Life at the Center hasn’t really changed a lot, except for the fact that I spend a lot of my time in the internet café, since I can’t really concentrate on work when I sit downstairs at the Center having a bunch of kids and some volunteers constantly around me, asking questions or wanting to play. I really enjoy life at the center, but it has beenI really enjoy life at the center, but I’ve realized that I need a quiet surrounding to actually get my work done.
[…]
I spend a lot of time with the volunteers from SCAO but I’ve also started hanging out more with Khmer people. For example on Valentine’s Day I met with a bunch of my students and we all spent the day together, walking through Phnom Penh and taking funny pictures. It’s probably not what I would ever do with my friends in Germany, but it is great to be introduced into this aspect of Khmer culture and learn about Cambodian friendships. I’ve also attended the wedding of the sister of a Cambodian friend. For that event I went out and bought traditional Khmer clothes and later had my hair and makeup done together with a friend. Everything was really Khmer Style and it was a lot of fun.

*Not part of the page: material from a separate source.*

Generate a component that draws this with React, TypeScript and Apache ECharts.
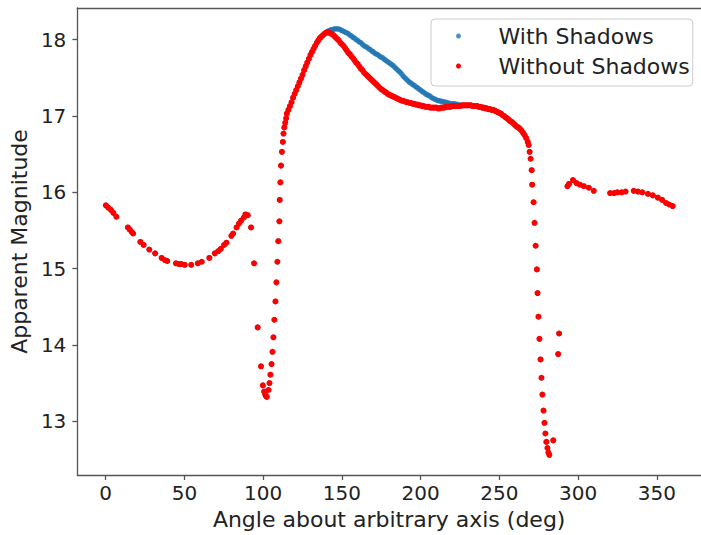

Together with Leon I still attend Khmer classes every day. By now I have started to learn how to write and read Khmer. I’m definitely not as good as I wish I would be, but I know all vowels and consonants now and am able to read and write first, really simple sentences. Learning Khmer writing has also helped me a lot to improve my pronunciation and other than that it is quite fun, since the writing is really beautiful. I do have to start to focus a bit more on vocabulary again, since I’d really like to be able to have deeper conversations that go past “How long do you live here?” and “Where do you work?”.

For the next few months I have a lot to do. In addition to my daily tasks, I need to finish my pieces for the annual report of S.C.A.O. and I also want to film a fundraising video to promote the 3rd school of S.C.A.O.

Regarding my personal life I want to move to Phnom Penh and travel through Vietnam in April, when we have Khmer New Year Holidays.